Streamlining EdTech Data Management
In the realm of education technology (EdTech), data is king. The sheer volume of data generated by online learning platforms is staggering from student performance metrics to transaction records. As EdTech companies seek to leverage this data for insights and analytics, they often face challenges in managing costs associated with data storage and processing.
In this blog, we present a case study of an EdTech company struggling with the high costs associated with Amazon Relational Database Service (RDS). Our analysis revealed that the company could significantly reduce costs by splitting its data into online transaction processing (OLTP) and online analytical processing (OLAP) streams.
Current Data Landscape
The client’s application utilizes APIs to store vast amounts of data in AWS RDS. The data stored in RDS is used both for immediate transactional purposes (OLTP) and for analytical processing (OLAP), such as generating insights and reports. This setup, while robust, requires provisioning for peak capacity, leading to high costs. As their business grew, they were forced to migrate their database to a larger instance. This was also an operational burden along with increasing costs.
Analysis and Proposal
Our initial analysis focused on understanding the nature of the data being stored in RDS. We found that the data consisted of transaction records, such as student logins, exam submissions, and quiz scores. This data was essential for the company’s day-to-day operations, and it needed to be stored in a highly performant database like RDS.
However, we also discovered that the company was storing a significant amount of metrics data in RDS. This data was used for analytics and reporting purposes, but it did not require the same level of performance as the transaction data.
Based on our analysis, we proposed a solution to split the company’s data into OLTP and OLAP streams.
- OLTP data: This data would continue to be stored in RDS.

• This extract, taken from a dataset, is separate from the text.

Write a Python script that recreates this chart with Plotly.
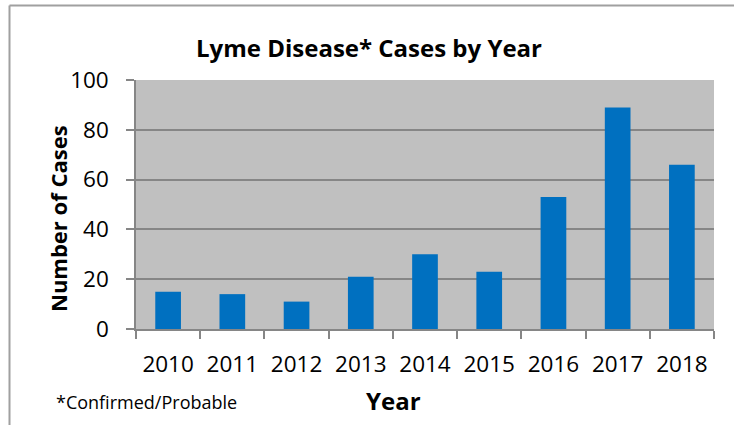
import plotly.graph_objects as go

years = ["2010", "2011", "2012", "2013", "2014", "2015", "2016", "2017", "2018"]
cases = [15, 14, 11, 21, 30, 23, 53, 89, 66]
y_ticks = [0, 20, 40, 60, 80, 100]

FONT = "Open Sans"
L, R, T, B = 136, 20, 80, 96
W, H = 734, 425
pw, ph = W - L - R, H - T - B

def px(x):
    return (x - L) / pw

def py(y):
    return 1 - (y - T) / ph

fig = go.Figure(go.Bar(x=years, y=cases, marker_color="#0070C0", marker_line_width=0))

fig.update_layout(
    width=W, height=H,
    margin=dict(l=L, r=R, t=T, b=B),
    paper_bgcolor="white",
    plot_bgcolor="#C0C0C0",
    bargap=0.6,
    showlegend=False,
    font=dict(family=FONT, color="black"),
)
fig.update_yaxes(
    range=[0, 100], tickvals=y_ticks, showgrid=True, gridcolor="#868686", gridwidth=1.5,
    showline=True, linecolor="#868686", linewidth=1.5, ticks="outside", ticklen=8,
    tickcolor="#868686", tickwidth=1.5, tickfont=dict(size=22.5), ticklabelstandoff=13,
    zeroline=False, fixedrange=True,
)
fig.update_xaxes(
    showline=True, linecolor="#868686", linewidth=1.5, ticks="outside", ticklen=8,
    tickcolor="#868686", tickwidth=1.5, tickson="boundaries", tickfont=dict(size=22.5),
    ticklabelstandoff=14, showgrid=False,
)
annotations = [
    dict(text="<b>Lyme Disease* Cases by Year</b>", x=px(369), y=py(48), font=dict(size=24)),
    dict(text="<b>Number of Cases</b>", x=px(58), y=py(218), textangle=-90, font=dict(size=22)),
    dict(text="<b>Year</b>", x=px(393), y=py(400), font=dict(size=24)),
    dict(text="*Confirmed/Probable", x=px(146), y=py(402), font=dict(size=18)),
]
for a in annotations:
    a.update(xref="paper", yref="paper", showarrow=False, xanchor="center", yanchor="middle")
fig.update_layout(annotations=annotations)

fig.update_layout(shapes=[
    dict(type="line", xref="paper", yref="paper", x0=px(9.5), x1=px(734), y0=py(5.5), y1=py(5.5),
         line=dict(color="#A0A0A0", width=2)),
    dict(type="line", xref="paper", yref="paper", x0=px(9.5), x1=px(9.5), y0=py(5.5), y1=py(425),
         line=dict(color="#A0A0A0", width=2)),
])

fig.write_html("out.html", config={"displayModeBar": False},
               post_script="document.body.style.margin='0';")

- OLAP data: Redirect OLAP data to a more cost-effective storage and processing solution using AWS native services.
- API Enhancement: Modify the existing APIs to bifurcate the data flow based on its usage. OLTP continues to RDS, while OLAP data is rerouted.
- ETL Pipeline for OLAP:
- Data Ingestion: Utilize AWS Lambda functions to intercept OLAP data and push it into an Amazon Kinesis stream.
- Data Transformation and Storage:
– Use AWS Glue for data transformation and cleansing.
– Store the transformed data in Amazon S3, an efficient and scalable object storage service.
- Data Analysis and Reporting:
– Employ AWS Athena for running SQL queries directly against data in S3.
– Integrate with Tableau for advanced analytics and report generation, leveraging the existing BI tool.
- Data Extraction: The data extraction component would use AWS Database Migration Service (DMS) to extract data from RDS. DMS would be configured to replicate only the OLAP data, ensuring that the transaction data remained in RDS.
- Cost Savings: By moving the OLAP data out of RDS and into S3, the company could significantly reduce its RDS costs. S3 is a much more cost-effective storage option for long-term data retention.
- Improved Performance: By separating the OLTP and OLAP workloads, the company could improve the performance of both systems. RDS would be able to focus on handling transaction traffic, while S3 would be able to handle analytics queries without impacting the performance of the OLTP system.
- Scalability: The proposed solution was highly scalable. The ETL pipeline could be easily scaled to handle increased data volumes, and S3 could be scaled to provide unlimited storage capacity.
- Enhanced Analytics: AWS Glue and Athena provide powerful tools for data transformation and querying, facilitating deeper insights.
- Seamless Integration: The proposed solution integrates smoothly with the existing Tableau setup, ensuring a familiar environment for analytics.
By splitting its data into OLTP and OLAP streams, the EdTech company was able to reduce its RDS cost by 70% and improve transaction performance by 23%. The cost of scaling their analytics engine using AWS serverless services was a fraction of the previous cost.